You see pushback from judges who will impose money bail, even if it's not requested.

Like you see it from all ends in the papers.

You see like local papers will like vilify them and start talking about crime.

We saw this in New York when like the second cash bail reform came about.

All of a sudden, all the local media was talking about upticks and crime.

And the entire system is going to be fighting them in their own office, in their own capacity.

They take it from all directions.

So there's like real limits to what you can do, whatever your intentions are.

Right, right.

There's something that we've talked about in various different contexts on this podcast.
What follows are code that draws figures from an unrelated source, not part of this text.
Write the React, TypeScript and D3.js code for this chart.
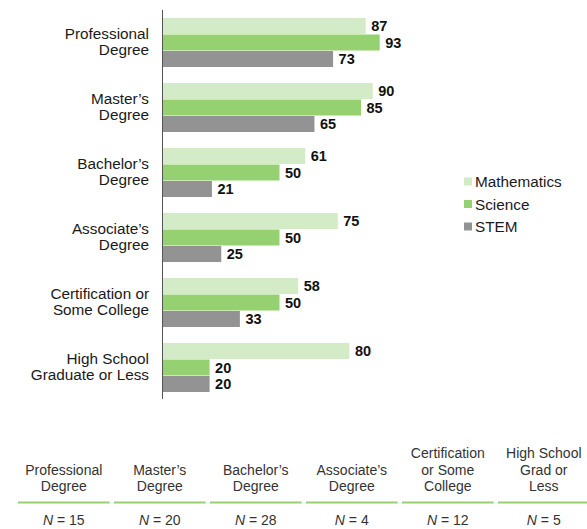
import { useEffect, useRef } from 'react';
import * as d3 from 'd3';

const categories = ['Professional Degree', 'Master’s Degree', 'Bachelor’s Degree', 'Associate’s Degree', 'Certification or Some College', 'High School Graduate or Less'];
const categoryLines = [['Professional', 'Degree'], ['Master’s', 'Degree'], ['Bachelor’s', 'Degree'], ['Associate’s', 'Degree'], ['Certification or', 'Some College'], ['High School', 'Graduate or Less']];
const seriesNames = ['Mathematics', 'Science', 'STEM'];
const mathematics = [87, 90, 61, 75, 58, 80];
const science = [93, 85, 50, 50, 50, 20];
const stem = [73, 65, 21, 25, 33, 20];
const tableHeaders = [['Professional', 'Degree'], ['Master’s', 'Degree'], ['Bachelor’s', 'Degree'], ['Associate’s', 'Degree'], ['Certification', 'or Some', 'College'], ['High School', 'Grad or', 'Less']];
const sampleSizes = [15, 20, 28, 4, 12, 5];
const colors = ['#d4ebc8', '#95d170', '#939393'];

const FONT = '"Liberation Sans", Arial, sans-serif';

function App() {
  const svgRef = useRef<SVGSVGElement>(null);

  useEffect(() => {
    const svg = d3.select(svgRef.current);
    svg.selectAll('*').remove();

    const values = [mathematics, science, stem];

    const y = d3.scaleBand<string>()
      .domain(categories)
      .range([10, 400])
      .paddingInner(0.246)
      .paddingOuter(0.123);

    const ySub = d3.scaleBand<string>()
      .domain(seriesNames)
      .range([0, y.bandwidth()])
      .paddingInner(0.03);

    const x = d3.scaleLinear().domain([0, 100]).range([163, 396]);

    // bars
    const groups = svg.selectAll('.grp')
      .data(categories)
      .enter()
      .append('g')
      .attr('transform', d => `translate(0,${y(d)})`);

    groups.each(function (cat, ci) {
      const g = d3.select(this);
      seriesNames.forEach((s, si) => {
        const v = values[si][ci];
        g.append('rect')
          .attr('x', x(0))
          .attr('y', ySub(s)!)
          .attr('width', x(v) - x(0))
          .attr('height', ySub.bandwidth())
          .attr('fill', colors[si]);
        g.append('text')
          .attr('x', x(v) + 5.5)
          .attr('y', ySub(s)! + ySub.bandwidth() / 2)
          .attr('dy', '0.36em')
          .attr('font-family', FONT)
          .attr('font-size', 14.5)
          .attr('font-weight', 'bold')
          .attr('fill', '#111')
          .text(v);
      });
      const lines = categoryLines[ci];
      const cy = y.bandwidth() / 2;
      lines.forEach((ln, li) => {
        g.append('text')
          .attr('x', 149)
          .attr('y', cy - 3.5 + li * 16)
          .attr('text-anchor', 'end')
          .attr('font-family', FONT)
          .attr('font-size', 15.3)
          .attr('fill', '#1a1a1a')
          .text(ln);
      });
    });

    // axis line
    svg.append('line')
      .attr('x1', x(0) - 0.5)
      .attr('x2', x(0) - 0.5)
      .attr('y1', 10)
      .attr('y2', 399)
      .attr('stroke', '#555')
      .attr('stroke-width', 1);

    // legend
    const legend = svg.append('g').attr('transform', 'translate(464,181.5)');
    seriesNames.forEach((s, i) => {
      legend.append('rect')
        .attr('x', 0)
        .attr('y', i * 22.5 - 4)
        .attr('width', 8)
        .attr('height', 8)
        .attr('fill', colors[i]);
      legend.append('text')
        .attr('x', 11)
        .attr('y', i * 22.5)
        .attr('dy', '0.36em')
        .attr('font-family', FONT)
        .attr('font-size', 15.3)
        .attr('fill', '#1a1a1a')
        .text(s);
    });

    // sample size table
    const xt = d3.scaleBand<string>()
      .domain(categories)
      .range([15.8, 591.8])
      .paddingInner(0.045)
      .paddingOuter(0.0225);

    const cols = svg.selectAll('.col')
      .data(categories)
      .enter()
      .append('g')
      .attr('transform', d => `translate(${xt(d)},0)`);

    cols.each(function (cat, ci) {
      const g = d3.select(this);
      const cx = xt.bandwidth() / 2;
      const lines = tableHeaders[ci];
      lines.forEach((ln, li) => {
        g.append('text')
          .attr('x', cx)
          .attr('y', 491 - (lines.length - 1 - li) * 16.5)
          .attr('text-anchor', 'middle')
          .attr('font-family', FONT)
          .attr('font-size', 14)
          .attr('fill', '#333')
          .text(ln);
      });
      g.append('line')
        .attr('x1', 0)
        .attr('x2', xt.bandwidth())
        .attr('y1', 502.5)
        .attr('y2', 502.5)
        .attr('stroke', '#95d170')
        .attr('stroke-width', 2);
      const t = g.append('text')
        .attr('x', cx)
        .attr('y', 525)
        .attr('text-anchor', 'middle')
        .attr('font-family', FONT)
        .attr('font-size', 14)
        .attr('fill', '#333');
      t.append('tspan').attr('font-style', 'italic').text('N');
      t.append('tspan').text(` = ${sampleSizes[ci]}`);
    });
  }, []);

  return (
    <svg
      ref={svgRef}
      width={587}
      height={529}
      style={{ position: 'absolute', left: 0, top: 0, background: '#fff' }}
    />
  );
}

export default App;
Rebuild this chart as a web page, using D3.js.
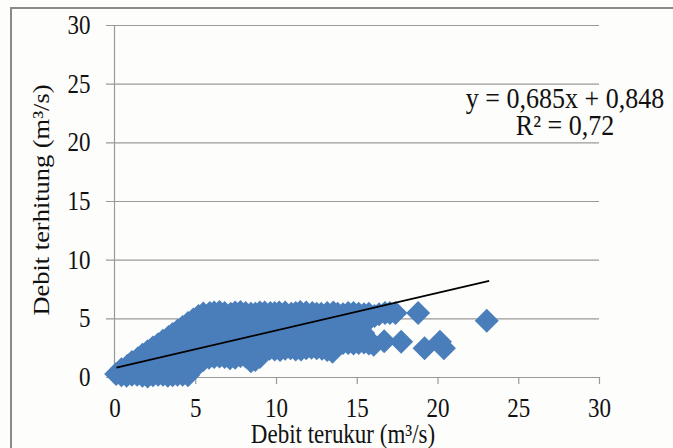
<!DOCTYPE html>
<html><head><meta charset="utf-8">
<script src="https://cdn.jsdelivr.net/npm/d3@7"></script>
<style>html,body{margin:0;padding:0;background:#fff;overflow:hidden}</style>
</head><body><svg id="c" width="673" height="448"></svg>
<script>
const xTicks = [0, 5, 10, 15, 20, 25, 30];
const yTicks = [0, 5, 10, 15, 20, 25, 30];
const xTitle = "Debit terukur (m³/s)";
const yTitle = "Debit terhitung (m³/s)";
const equationLines = ["y = 0,685x + 0,848", "R² = 0,72"];
const trendX = [0.12, 23.2];
const trendY = [0.8, 8.2];

const debitTerukur = [
  0.1,
  0.75, 0.8,
  1.4, 1.35, 1.45,
  2.05, 2.0, 2.1, 2.05,
  2.7, 2.65, 2.75, 2.7,
  3.3, 3.35, 3.25, 3.3, 3.35,
  3.9, 3.95, 3.85, 3.9, 3.95, 3.9,
  4.55, 4.5, 4.6, 4.55, 4.5, 4.6, 4.55,
  5.2, 5.25, 5.15, 5.2, 5.25, 5.2,
  5.85, 5.8, 5.9, 5.85, 5.8, 5.9,
  6.5, 6.55, 6.45, 6.5, 6.55, 6.5,
  7.15, 7.1, 7.2, 7.15, 7.1, 7.2,
  7.8, 7.85, 7.75, 7.8, 7.85, 7.8,
  8.45, 8.5, 8.4, 8.45, 8.5, 8.45,
  9.0, 9.05, 8.95, 9.0, 9.05, 9.0,
  9.6, 9.65, 9.55, 9.6, 9.65,
  10.25, 10.2, 10.3, 10.25, 10.2,
  10.9, 10.95, 10.85, 10.9, 10.95,
  11.55, 11.5, 11.6, 11.55, 11.5,
  12.2, 12.25, 12.15, 12.2, 12.25,
  12.85, 12.8, 12.9, 12.85, 12.8,
  13.5, 13.55, 13.45, 13.5, 13.55,
  14.15, 14.1, 14.2, 14.15,
  14.8, 14.85, 14.75, 14.8,
  15.45, 15.4, 15.5, 15.45,
  16.05, 16.1,
  16.7, 16.75,
  17.4,
  17.75,
  0.43, 1.08, 1.73, 2.38, 3.0, 3.6, 4.22, 4.88, 5.5,
  6.17, 6.82, 7.47, 8.12, 8.72, 9.3, 9.92, 10.57, 11.22, 11.87, 12.52, 13.17, 13.82, 14.47, 15.12, 15.75, 16.38, 17.05,
  0.43, 1.08, 1.73, 2.38, 3.0, 3.6, 4.22, 5.5, 6.17, 6.82, 7.47, 8.12, 8.72, 9.92, 10.57, 11.22, 11.87, 12.52, 13.17, 14.47, 15.12, 15.75,
  18.8, 19.2, 20.15, 20.4, 23.05
];
const debitTerhitung = [
  0.25,
  0.1, 0.95,
  0.2, 0.9, 1.6,
  0.05, 0.8, 1.5, 2.2,
  0.2, 1.0, 1.85, 2.8,
  0.1, 0.9, 1.7, 2.55, 3.4,
  0.2, 1.0, 1.8, 2.6, 3.35, 3.95,
  0.15, 0.95, 1.75, 2.6, 3.4, 4.2, 4.6,
  1.1, 1.9, 2.7, 3.5, 4.35, 5.2,
  1.65, 2.45, 3.3, 4.1, 4.9, 5.45,
  1.75, 2.55, 3.4, 4.2, 5.0, 5.55,
  1.6, 2.45, 3.3, 4.1, 4.9, 5.4,
  1.8, 2.6, 3.45, 4.25, 5.05, 5.55,
  1.35, 2.15, 3.0, 3.8, 4.6, 5.4,
  1.7, 2.55, 3.35, 4.2, 5.0, 5.5,
  2.4, 3.2, 4.0, 4.8, 5.45,
  2.3, 3.15, 3.95, 4.75, 5.5,
  2.45, 3.25, 4.05, 4.85, 5.4,
  2.35, 3.2, 4.0, 4.8, 5.55,
  2.5, 3.3, 4.1, 4.9, 5.45,
  2.4, 3.2, 4.0, 4.8, 5.4,
  2.15, 3.0, 3.8, 4.6, 5.5,
  2.9, 3.7, 4.5, 5.35,
  2.85, 3.65, 4.5, 5.45,
  2.95, 3.75, 4.55, 5.35,
  2.75, 5.2,
  3.05, 5.45,
  5.45,
  3.0,
  0.66, 1.28, 1.9, 2.51, 3.1, 3.67, 4.26, 4.89, 5.42,
  5.5, 5.45, 5.5, 5.45, 5.4, 5.5, 5.45, 5.5, 5.45, 5.5, 5.4, 5.45, 5.4, 5.45, 5.4, 5.4, 5.35, 5.45,
  0.15, 0.2, 0.1, 0.15, 0.2, 0.15, 0.2, 1.45, 1.7, 1.7, 1.65, 1.75, 1.45, 2.35, 2.4, 2.35, 2.45, 2.45, 2.3, 2.9, 2.9, 2.85,
  5.45, 2.45, 3.0, 2.45, 4.8
];

const W = 673, H = 448;
const FONT = "'Liberation Serif', 'Times New Roman', serif";
const STRETCH = 1.15;
const svg = d3.select("#c");
svg.append("rect").attr("width", W).attr("height", H).attr("fill", "#fdfdfb");

// outer chart border
svg.append("path").attr("d", `M11,${H} L11,8 L${W},8`)
  .attr("fill", "none").attr("stroke", "#8a8a8a").attr("stroke-width", 2);

const x = d3.scaleLinear().domain([0, 30]).range([114.5, 599]);
const y = d3.scaleLinear().domain([0, 30]).range([377, 25]);

// horizontal gridlines (extend left as tick marks)
const gridG = svg.append("g").attr("transform", "translate(106,0)")
  .call(d3.axisRight(y).tickValues(yTicks).tickSize(x(30) - 106).tickFormat(""));
gridG.select(".domain").remove();
gridG.selectAll(".tick line").attr("stroke", "#9a9a9a").attr("stroke-width", 1.2);

// y tick labels
const yLab = svg.append("g").attr("transform", `translate(${x(0)},0)`)
  .call(d3.axisLeft(y).tickValues(yTicks).tickSize(0).tickPadding(0));
yLab.select(".domain").remove();
yLab.selectAll(".tick text")
  .attr("x", null).attr("dy", null).attr("y", null)
  .attr("text-anchor", "end")
  .attr("transform", `translate(-24,8.5) scale(1,${STRETCH})`)
  .attr("font-family", FONT).attr("font-size", 23).attr("fill", "#111");

// vertical axis line
svg.append("line").attr("x1", x(0)).attr("x2", x(0)).attr("y1", y(30)).attr("y2", y(0) + 7)
  .attr("stroke", "#9a9a9a").attr("stroke-width", 1.2);

// x axis
const xAx = svg.append("g").attr("transform", `translate(0,${y(0)})`)
  .call(d3.axisBottom(x).tickValues(xTicks).tickSize(7).tickSizeOuter(0));
xAx.select(".domain").attr("stroke", "#9a9a9a").attr("stroke-width", 1.2);
xAx.selectAll(".tick line").attr("stroke", "#9a9a9a").attr("stroke-width", 1.2);
xAx.selectAll(".tick text")
  .attr("y", null).attr("dy", null)
  .attr("transform", `translate(0,39.5) scale(1,${STRETCH})`)
  .attr("font-family", FONT).attr("font-size", 23).attr("fill", "#111");

// points
const r = 12;
const diamond = `M0,${-r}L${r},0L0,${r}L${-r},0Z`;
svg.append("g").selectAll("path").data(d3.range(debitTerukur.length)).join("path")
  .attr("d", diamond)
  .attr("transform", i => `translate(${x(debitTerukur[i])},${y(debitTerhitung[i])})`)
  .attr("fill", "#4a7ebb");

// trendline
svg.append("path")
  .datum(d3.zip(trendX, trendY))
  .attr("d", d3.line().x(d => x(d[0])).y(d => y(d[1])))
  .attr("stroke", "#000").attr("stroke-width", 1.8).attr("fill", "none");

// equation
equationLines.forEach((t, i) => {
  svg.append("text").text(t)
    .attr("text-anchor", "middle")
    .attr("transform", `translate(565,${108 + i * 27}) scale(1,1.1)`)
    .attr("font-family", FONT).attr("font-size", 26).attr("fill", "#111");
});

// axis titles
svg.append("text").text(xTitle)
  .attr("text-anchor", "middle")
  .attr("transform", `translate(343,443) scale(1,${STRETCH})`)
  .attr("font-family", FONT).attr("font-size", 23).attr("fill", "#111");
svg.append("text").text(yTitle)
  .attr("text-anchor", "middle")
  .attr("transform", `translate(49,200) rotate(-90) scale(${STRETCH},1)`)
  .attr("font-family", FONT).attr("font-size", 23).attr("fill", "#111");
</script></body></html>
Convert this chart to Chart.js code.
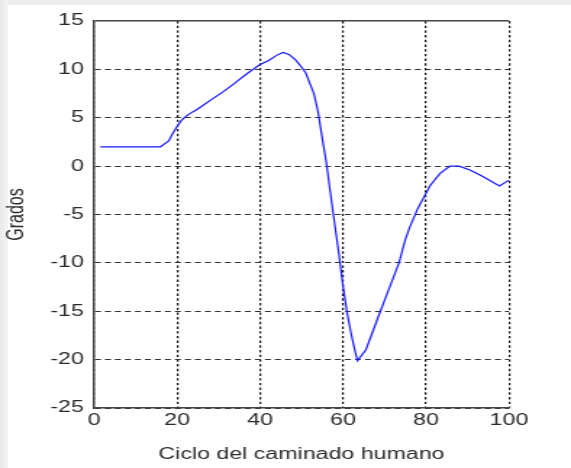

A couple weeks ago in Toyota versus Williams, we talked about the inadequacy of workplace discrimination laws and that the real solution is the concentration of power in labor.

And we've talked about the same thing in the context of, for example, cops.

The solution to abuse of power by cops is not nice cops.

The solution to abuse of power by employers is not nice employers.

The solution to abuse of power by prosecutors is not nice prosecutors.

It's removing the power that prosecutors have and shifting it elsewhere.

That is how you get something that looks like actual substantial reform.

Yeah.

And that is why the sort of progressive prosecutor concept is always going to be like good but limited.

Exactly.

No matter what, right?

It's not a systemic reform.

Every other part of the system rebels like it's a fucking invasive species,

just being rejected by the like disgusting, decrepit, racist host body.

And you know, you're never going to see this sort of sweeping system-wide change just by like everyone shaking hands and being like, we're going to be nicer.

I'm one of the good ones, right?

That's just not how change happens.

Change happens by reallocating power into the hands of people who did not have it previously.

I would like some credit from you guys when you said the answer is not nicer cops.

Like, immediately, I was like, it's dead cops.

But I

filter myself.

That's gross.

I held it back.

Next week, Hoffman Plastics v.

National Labor Relations Board, a case about whether an undocumented immigrant can get a remedy under the law for having his rights violated.

I'm excited already.

Oh, God.

You spend a lot of energy on being outraged about Connick v.

Thompson, and then just to like introduce a new different kind of outrage into your mind right afterwards is it's exhausting, I gotta say.